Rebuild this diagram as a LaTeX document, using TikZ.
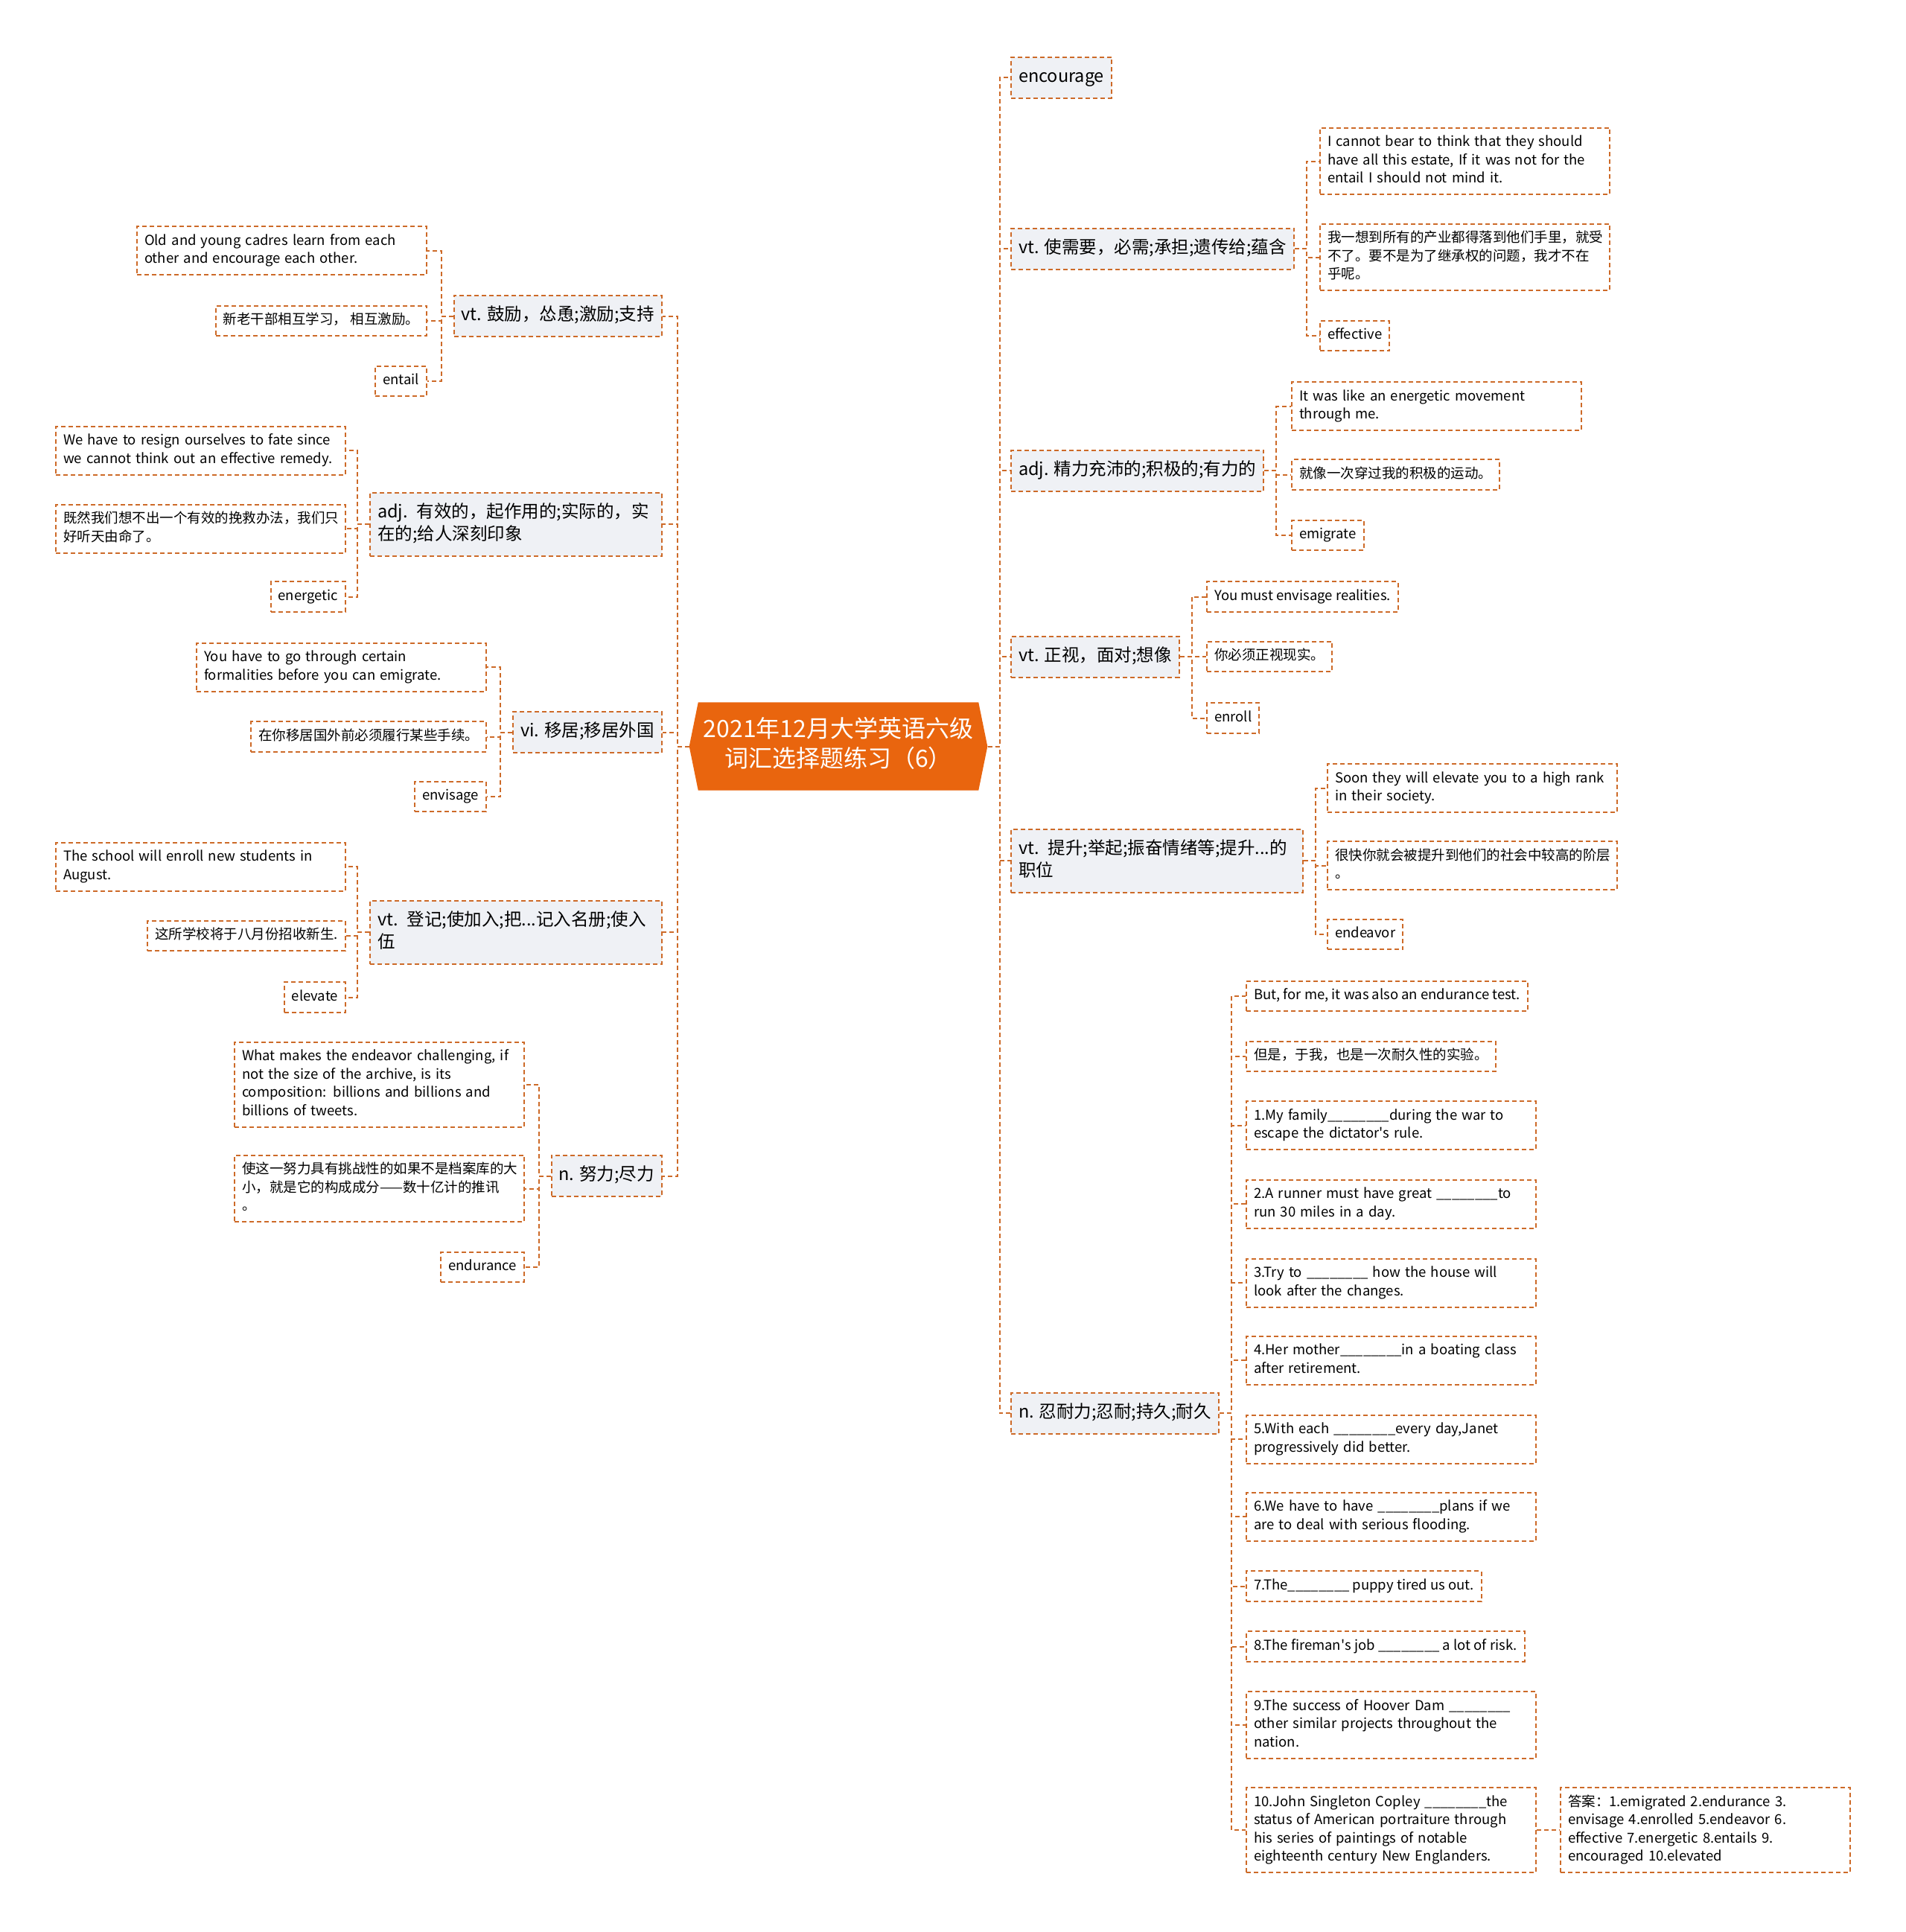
\documentclass[tikz,border=0pt]{standalone}
\usepackage{fontspec}
\setmainfont{Noto Sans CJK SC}
\usetikzlibrary{shapes.symbols}

\definecolor{huborange}{RGB}{233,101,14}
\definecolor{linkbrown}{RGB}{205,106,40}
\definecolor{topicgray}{RGB}{239,241,245}
\newcommand{\hubsize}{\fontsize{32}{40}\selectfont}
\newcommand{\topicsize}{\fontsize{23.5}{30}\selectfont}
\newcommand{\leafsize}{\fontsize{18.5}{24.5}\selectfont}
\newcommand{\qblank}{\_\_\_\_\_\_\_\_}

\begin{document}
\begin{tikzpicture}[x=1pt, y=-1pt,
    main node/.style={signal, signal to=east and west, signal pointer angle=157,
      fill=huborange, text=white, font=\hubsize, align=center, inner xsep=7, inner ysep=19.5},
    topic node/.style={draw=linkbrown, fill=topicgray, line width=2, dash pattern=on 6pt off 4pt,
      font=\topicsize, inner xsep=10, inner ysep=12.5},
    leaf node/.style={draw=linkbrown, fill=white, line width=2, dash pattern=on 6pt off 4pt,
      font=\leafsize, inner xsep=10, inner ysep=8},
    wide/.style={text width=#1, align=left},
    link/.style={draw=linkbrown, line width=2, dash pattern=on 6pt off 4pt},
    rbranch/.style={to path={-- ++(16,0) |- (\tikztotarget)}},
    lbranch/.style={to path={-- ++(-16,0) |- (\tikztotarget)}}]
  \tikzstyle{every node}=[execute at begin node=\strut, execute at end node=\strut]

  \fill[white] (0,0) rectangle (2560,2595);

  \node[main node] (hub) at (1126,1002.5) {2021年12月大学英语六级\\词汇选择题练习（6）};

  % right side
  \node[topic node, anchor=west] (r0) at (1357,104) {encourage};
  \node[topic node, anchor=west] (r1) at (1357,334) {vt. 使需要，必需;承担;遗传给;蕴含};
  \node[topic node, anchor=west] (r2) at (1357,632) {adj. 精力充沛的;积极的;有力的};
  \node[topic node, anchor=west] (r3) at (1357,882) {vt. 正视，面对;想像};
  \node[topic node, anchor=west, wide=372] (r4) at (1357,1156) {vt. 提升;举起;振奋情绪等;提升...的\\职位};
  \node[topic node, anchor=west] (r5) at (1357,1898) {n. 忍耐力;忍耐;持久;耐久};

  \node[leaf node, anchor=west, wide=369] (r1a) at (1772,216.5) {I cannot bear to think that they should\\have all this estate, If it was not for the\\entail I should not mind it.};
  \node[leaf node, anchor=west, wide=369] (r1b) at (1772,345.5) {我一想到所有的产业都得落到他们手里，就受\\不了。要不是为了继承权的问题，我才不在\\乎呢。};
  \node[leaf node, anchor=west] (r1c) at (1772,451) {effective};

  \node[leaf node, anchor=west, wide=369] (r2a) at (1734,545.5) {It was like an energetic movement\\through me.};
  \node[leaf node, anchor=west] (r2b) at (1734,637.5) {就像一次穿过我的积极的运动。};
  \node[leaf node, anchor=west] (r2c) at (1734,719) {emigrate};

  \node[leaf node, anchor=west] (r3a) at (1620,801.5) {You must envisage realities.};
  \node[leaf node, anchor=west] (r3b) at (1620,882) {你必须正视现实。};
  \node[leaf node, anchor=west] (r3c) at (1620,964.5) {enroll};

  \node[leaf node, anchor=west, wide=369] (r4a) at (1782,1058.5) {Soon they will elevate you to a high rank\\in their society.};
  \node[leaf node, anchor=west, wide=369] (r4b) at (1782,1162.5) {很快你就会被提升到他们的社会中较高的阶层\\。};
  \node[leaf node, anchor=west] (r4c) at (1782,1255) {endeavor};

  \node[leaf node, anchor=west] (r5a) at (1673,1338) {But, for me, it was also an endurance test.};
  \node[leaf node, anchor=west] (r5b) at (1673,1419) {但是，于我，也是一次耐久性的实验。};
  \node[leaf node, anchor=west, wide=369] (q1) at (1673,1511.5) {1.My family\qblank during the war to\\escape the dictator\textquotesingle s rule.};
  \node[leaf node, anchor=west, wide=369] (q2) at (1673,1617) {2.A runner must have great \qblank to\\run 30 miles in a day.};
  \node[leaf node, anchor=west, wide=369] (q3) at (1673,1723) {3.Try to \qblank\ how the house will\\look after the changes.};
  \node[leaf node, anchor=west, wide=369] (q4) at (1673,1827) {4.Her mother\qblank in a boating class\\after retirement.};
  \node[leaf node, anchor=west, wide=369] (q5) at (1673,1933) {5.With each \qblank every day,Janet\\progressively did better.};
  \node[leaf node, anchor=west, wide=369] (q6) at (1673,2037) {6.We have to have \qblank plans if we\\are to deal with serious flooding.};
  \node[leaf node, anchor=west] (q7) at (1673,2130.5) {7.The\qblank\ puppy tired us out.};
  \node[leaf node, anchor=west] (q8) at (1673,2211.5) {8.The fireman\textquotesingle s job \qblank\ a lot of risk.};
  \node[leaf node, anchor=west, wide=369] (q9) at (1673,2317) {9.The success of Hoover Dam \qblank\\other similar projects throughout the\\nation.};
  \node[leaf node, anchor=west, wide=369] (q10) at (1673,2458) {10.John Singleton Copley \qblank the\\status of American portraiture through\\his series of paintings of notable\\eighteenth century New Englanders.};
  \node[leaf node, anchor=west, wide=369] (ans) at (2095,2458) {答案：1.emigrated 2.endurance 3.\\envisage 4.enrolled 5.endeavor 6.\\effective 7.energetic 8.entails 9.\\encouraged 10.elevated};

  % left side
  \node[topic node, anchor=east] (l1) at (890,424.5) {vt. 鼓励，怂恿;激励;支持};
  \node[topic node, anchor=east, wide=372] (l2) at (890,704) {adj. 有效的，起作用的;实际的，实\\在的;给人深刻印象};
  \node[topic node, anchor=east] (l3) at (890,983.5) {vi. 移居;移居外国};
  \node[topic node, anchor=east, wide=372] (l4) at (890,1252) {vt. 登记;使加入;把...记入名册;使入\\伍};
  \node[topic node, anchor=east] (l5) at (890,1579.5) {n. 努力;尽力};

  \node[leaf node, anchor=east, wide=369] (l1a) at (574,336.5) {Old and young cadres learn from each\\other and encourage each other.};
  \node[leaf node, anchor=east] (l1b) at (574,431) {新老干部相互学习， 相互激励。};
  \node[leaf node, anchor=east] (l1c) at (574,512) {entail};

  \node[leaf node, anchor=east, wide=369] (l2a) at (465,605) {We have to resign ourselves to fate since\\we cannot think out an effective remedy.};
  \node[leaf node, anchor=east, wide=369] (l2b) at (465,710) {既然我们想不出一个有效的挽救办法，我们只\\好听天由命了。};
  \node[leaf node, anchor=east] (l2c) at (465,801.5) {energetic};

  \node[leaf node, anchor=east, wide=369] (l3a) at (654,896) {You have to go through certain\\formalities before you can emigrate.};
  \node[leaf node, anchor=east] (l3b) at (654,989.5) {在你移居国外前必须履行某些手续。};
  \node[leaf node, anchor=east] (l3c) at (654,1070) {envisage};

  \node[leaf node, anchor=east, wide=369] (l4a) at (465,1164) {The school will enroll new students in\\August.};
  \node[leaf node, anchor=east] (l4b) at (465,1257) {这所学校将于八月份招收新生.};
  \node[leaf node, anchor=east] (l4c) at (465,1339.5) {elevate};

  \node[leaf node, anchor=east, wide=369] (l5a) at (705,1456.5) {What makes the endeavor challenging, if\\not the size of the archive, is its\\composition: billions and billions and\\billions of tweets.};
  \node[leaf node, anchor=east, wide=369] (l5b) at (705,1596.5) {使这一努力具有挑战性的如果不是档案库的大\\小，就是它的构成成分——数十亿计的推讯\\。};
  \node[leaf node, anchor=east] (l5c) at (705,1702) {endurance};

  % connectors
  \path[link] (hub.east) edge[rbranch] (r0.west) edge[rbranch] (r1.west)
    edge[rbranch] (r2.west) edge[rbranch] (r3.west) edge[rbranch] (r4.west) edge[rbranch] (r5.west);
  \path[link] (hub.west) edge[lbranch] (l1.east) edge[lbranch] (l2.east)
    edge[lbranch] (l3.east) edge[lbranch] (l4.east) edge[lbranch] (l5.east);

  \path[link] (r1.east) edge[rbranch] (r1a.west) edge[rbranch] (r1b.west) edge[rbranch] (r1c.west);
  \path[link] (r2.east) edge[rbranch] (r2a.west) edge[rbranch] (r2b.west) edge[rbranch] (r2c.west);
  \path[link] (r3.east) edge[rbranch] (r3a.west) edge[rbranch] (r3b.west) edge[rbranch] (r3c.west);
  \path[link] (r4.east) edge[rbranch] (r4a.west) edge[rbranch] (r4b.west) edge[rbranch] (r4c.west);
  \path[link] (r5.east) edge[rbranch] (r5a.west) edge[rbranch] (r5b.west)
    edge[rbranch] (q1.west) edge[rbranch] (q2.west) edge[rbranch] (q3.west) edge[rbranch] (q4.west)
    edge[rbranch] (q5.west) edge[rbranch] (q6.west) edge[rbranch] (q7.west) edge[rbranch] (q8.west)
    edge[rbranch] (q9.west) edge[rbranch] (q10.west);
  \path[link] (q10.east) edge (ans.west);

  \path[link] (l1.west) edge[lbranch] (l1a.east) edge[lbranch] (l1b.east) edge[lbranch] (l1c.east);
  \path[link] (l2.west) edge[lbranch] (l2a.east) edge[lbranch] (l2b.east) edge[lbranch] (l2c.east);
  \path[link] (l3.west) edge[lbranch] (l3a.east) edge[lbranch] (l3b.east) edge[lbranch] (l3c.east);
  \path[link] (l4.west) edge[lbranch] (l4a.east) edge[lbranch] (l4b.east) edge[lbranch] (l4c.east);
  \path[link] (l5.west) edge[lbranch] (l5a.east) edge[lbranch] (l5b.east) edge[lbranch] (l5c.east);
\end{tikzpicture}
\end{document}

· · ·

**Requirements**
Check each line of the data above for the string "this", then report how many lines have it, with no other words.

**Written reply**
2